Given request
Please copy out exactly, and only, the lines between the line with "Write a web" and the line with "const labelColor = '#404040';", both included. Pictures are to be omitted.

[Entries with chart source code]

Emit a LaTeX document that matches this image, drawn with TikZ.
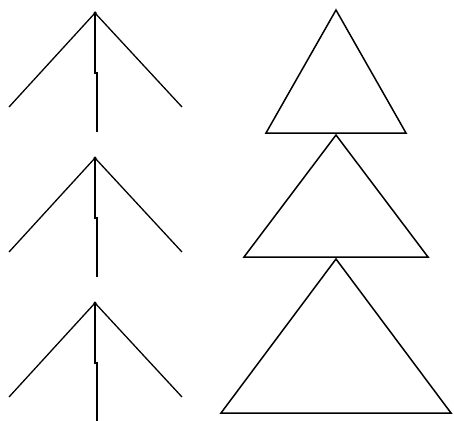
\documentclass[tikz,border=0pt]{standalone}
\usetikzlibrary{positioning}

\begin{document}
\begin{tikzpicture}[
    x=1pt, y=-1pt,
    root/.style={circle, fill=black, inner sep=0pt, minimum size=3.5pt},
    branch/.style={draw, line width=1.3pt},
    stem/.style={draw, line width=1.6pt},
    subtree/.style={draw, line width=1.5pt, line join=miter},
]
\useasboundingbox (0,0) rectangle (454,420);

% left column: a root with three branches
\foreach \i/\y in {1/13, 2/158, 3/303} {
    \node[root] (r\i) at (95,\y) {};
    \coordinate (l\i) at (9,\y+94);
    \coordinate (k\i) at (95,\y+60);
    \coordinate (m\i) at (97,\y+119);
    \coordinate (q\i) at (182,\y+94);
    \draw[branch] (r\i.center) -- (l\i);
    \draw[branch] (r\i.center) -- (q\i);
    \draw[stem] (r\i.center) -- (k\i) -- (k\i -| m\i) -- (m\i);
}

% right column: stacked triangles
\foreach \i/\y/\h/\w in {1/10/123/70, 2/135/122/92, 3/259/154/115} {
    \coordinate (t\i) at (336,\y);
    \coordinate (a\i) at (336-\w,\y+\h);
    \coordinate (b\i) at (336+\w,\y+\h);
    \draw[subtree] (t\i) -- (a\i) -- (b\i) -- cycle;
}

\end{tikzpicture}
\end{document}
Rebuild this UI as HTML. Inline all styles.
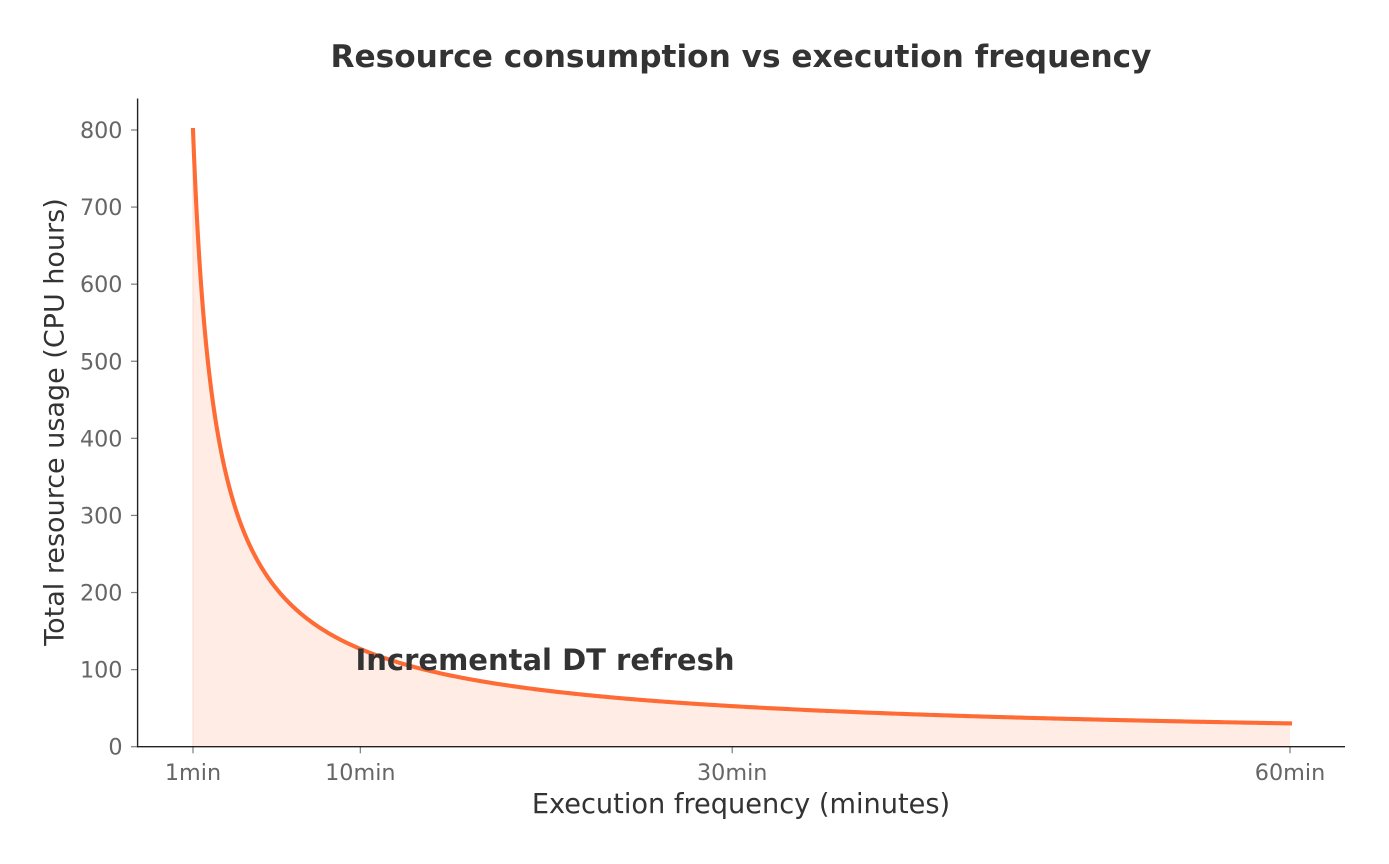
<!DOCTYPE html>
<html>
<head>
<meta charset="utf-8">
<style>
html,body{margin:0;padding:0;background:#fff;}
svg{display:block;}
text{font-family:"DejaVu Sans","Liberation Sans",sans-serif;}
</style>
</head>
<body>
<svg id="c" width="1389" height="864" viewBox="0 0 1389 864" xmlns="http://www.w3.org/2000/svg">
  <rect width="1389" height="864" fill="#fff"/>
  <path id="fill" d="" fill="#ffece5" stroke="none"/>
  <line x1="193" y1="130" x2="193" y2="746.7" stroke="#ffd9cc" stroke-width="1"/>
  <path id="line" d="" fill="none" stroke="#ff6b35" stroke-width="4.1" stroke-linecap="square" stroke-linejoin="round"/>
  <g id="yticks" stroke="#808080" stroke-width="1.25"></g>
  <g id="ylabels" fill="#666" font-size="22.3" text-anchor="end"></g>
  <g id="xticks" stroke="#808080" stroke-width="1.25"></g>
  <g id="xlabels" fill="#666" font-size="22.3" text-anchor="middle"></g>
  <line x1="137.6" y1="98.5" x2="137.6" y2="747.3" stroke="#222" stroke-width="1.4"/>
  <line x1="137" y1="746.7" x2="1345" y2="746.7" stroke="#222" stroke-width="1.4"/>
  <text x="330.5" y="67" font-size="31" font-weight="bold" fill="#333" textLength="821" lengthAdjust="spacingAndGlyphs">Resource consumption vs execution frequency</text>
  <text x="741" y="813" font-size="27.2" fill="#333" text-anchor="middle">Execution frequency (minutes)</text>
  <text transform="translate(63.5,422) rotate(-90)" font-size="27" fill="#333" text-anchor="middle">Total resource usage (CPU hours)</text>
  <text x="355.5" y="670" font-size="29" font-weight="bold" fill="#333" textLength="379" lengthAdjust="spacingAndGlyphs">Incremental DT refresh</text>
</svg>
<script>
(function(){
  var NS="http://www.w3.org/2000/svg";
  function px(x){return 193+(x-1)*18.5932;}
  function py(v){return 746.7-v*0.77088;}
  function f(x){return 800*Math.pow(x,-0.8);}
  var pts=[];
  var N=600;
  for(var i=0;i<=N;i++){
    var t=i/N;
    var x=1+59*Math.pow(t,2);
    pts.push([px(x),py(f(x))]);
  }
  var d="M"+pts.map(function(p){return p[0].toFixed(2)+","+p[1].toFixed(2);}).join(" L");
  document.getElementById("line").setAttribute("d",d);
  document.getElementById("fill").setAttribute("d",d+" L"+px(60).toFixed(2)+",746.7 L193,746.7 Z");
  var yt=document.getElementById("yticks"), yl=document.getElementById("ylabels");
  for(var v=0;v<=800;v+=100){
    var y=py(v);
    var l=document.createElementNS(NS,"line");
    l.setAttribute("x1",131);l.setAttribute("x2",137.6);
    l.setAttribute("y1",y);l.setAttribute("y2",y);
    yt.appendChild(l);
    var tx=document.createElementNS(NS,"text");
    tx.setAttribute("x",122.5);tx.setAttribute("y",y+8);
    tx.textContent=String(v);
    yl.appendChild(tx);
  }
  var xt=document.getElementById("xticks"), xl=document.getElementById("xlabels");
  [[1,"1min"],[10,"10min"],[30,"30min"],[60,"60min"]].forEach(function(a){
    var x=px(a[0]);
    var l=document.createElementNS(NS,"line");
    l.setAttribute("x1",x);l.setAttribute("x2",x);
    l.setAttribute("y1",746.7);l.setAttribute("y2",753.3);
    xt.appendChild(l);
    var tx=document.createElementNS(NS,"text");
    tx.setAttribute("x",x);tx.setAttribute("y",779.8);
    tx.textContent=a[1];
    xl.appendChild(tx);
  });
})();
</script>
</body>
</html>
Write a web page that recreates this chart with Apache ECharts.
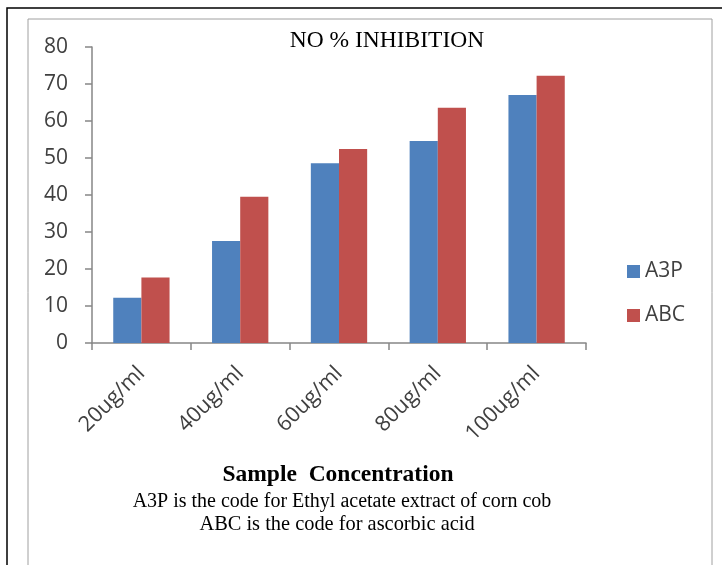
<!DOCTYPE html>
<html>
<head>
<meta charset="utf-8">
<script src="https://cdn.jsdelivr.net/npm/echarts@6/dist/echarts.min.js"></script>
<style>
  html, body { margin: 0; padding: 0; background: #fff; }
  #chart { width: 722px; height: 565px; }
</style>
</head>
<body>
<div id="chart"></div>
<script>
const categories = ['20ug/ml', '40ug/ml', '60ug/ml', '80ug/ml', '100ug/ml'];
const a3pValues = [12.2, 27.6, 48.6, 54.6, 67.0];
const abcValues = [17.7, 39.5, 52.4, 63.6, 72.2];
const seriesNames = ['A3P', 'ABC'];
const yTicks = { min: 0, max: 80, interval: 10 };

const chart = echarts.init(document.getElementById('chart'));
const axisGray = '#868686';
const labelColor = '#404040';

chart.setOption({
  backgroundColor: '#fff',
  animation: false,
  title: [
    { text: 'NO % INHIBITION', left: 382, top: 24, textAlign: 'center',
      textStyle: { fontFamily: 'Liberation Serif', fontWeight: 'normal', fontSize: 23.5, color: '#000' } },
    { text: 'Sample  Concentration', left: 333, top: 458, textAlign: 'center',
      textStyle: { fontFamily: 'Liberation Serif', fontWeight: 'bold', fontSize: 23.5, color: '#000' } },
    { text: 'A3P is the code for Ethyl acetate extract of corn cob', left: 337, top: 487, textAlign: 'center',
      textStyle: { fontFamily: 'Liberation Serif', fontWeight: 'normal', fontSize: 20, color: '#000' } },
    { text: 'ABC is the code for ascorbic acid', left: 332, top: 510, textAlign: 'center',
      textStyle: { fontFamily: 'Liberation Serif', fontWeight: 'normal', fontSize: 20.4, color: '#000' } }
  ],
  graphic: [
    { type: 'rect', shape: { x: 7, y: 8, width: 760, height: 600 },
      style: { fill: 'none', stroke: '#000', lineWidth: 1.5 }, silent: true },
    { type: 'rect', shape: { x: 28, y: 19, width: 684, height: 600 },
      style: { fill: 'none', stroke: '#a0a0a0', lineWidth: 1 }, silent: true }
  ],
  legend: {
    orient: 'vertical',
    left: 622,
    top: 256,
    itemWidth: 13,
    itemHeight: 13,
    itemGap: 23,
    icon: 'rect',
    textStyle: { fontFamily: 'Open Sans', fontSize: 21, color: labelColor },
    data: seriesNames
  },
  grid: { left: 92, right: 136, top: 47, bottom: 222 },
  xAxis: {
    type: 'category',
    data: categories,
    axisLine: { lineStyle: { color: axisGray, width: 1.5 } },
    axisTick: { show: true, length: 7, lineStyle: { color: axisGray, width: 1.5 } },
    axisLabel: { rotate: 45, fontFamily: 'Open Sans', fontSize: 21.5,
      color: labelColor, margin: 27, interval: 0 }
  },
  yAxis: {
    type: 'value',
    min: yTicks.min,
    max: yTicks.max,
    interval: yTicks.interval,
    splitLine: { show: false },
    axisLine: { show: true, lineStyle: { color: axisGray, width: 1.5 } },
    axisTick: { show: true, length: 7, lineStyle: { color: axisGray, width: 1.5 } },
    axisLabel: { fontFamily: 'Open Sans', fontSize: 21, color: labelColor, margin: 24 }
  },
  series: [
    { name: seriesNames[0], type: 'bar', data: a3pValues, barGap: '0%', barCategoryGap: '43%',
      itemStyle: { color: '#4F81BD' } },
    { name: seriesNames[1], type: 'bar', data: abcValues, barGap: '0%', barCategoryGap: '43%',
      itemStyle: { color: '#C0504D' } }
  ]
});
</script>
</body>
</html>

Expected answer
Write a web page that recreates this chart with Apache ECharts.
<!DOCTYPE html>
<html>
<head>
<meta charset="utf-8">
<script src="https://cdn.jsdelivr.net/npm/echarts@6/dist/echarts.min.js"></script>
<style>
  html, body { margin: 0; padding: 0; background: #fff; }
  #chart { width: 722px; height: 565px; }
</style>
</head>
<body>
<div id="chart"></div>
<script>
const categories = ['20ug/ml', '40ug/ml', '60ug/ml', '80ug/ml', '100ug/ml'];
const a3pValues = [12.2, 27.6, 48.6, 54.6, 67.0];
const abcValues = [17.7, 39.5, 52.4, 63.6, 72.2];
const seriesNames = ['A3P', 'ABC'];
const yTicks = { min: 0, max: 80, interval: 10 };

const chart = echarts.init(document.getElementById('chart'));
const axisGray = '#868686';
const labelColor = '#404040';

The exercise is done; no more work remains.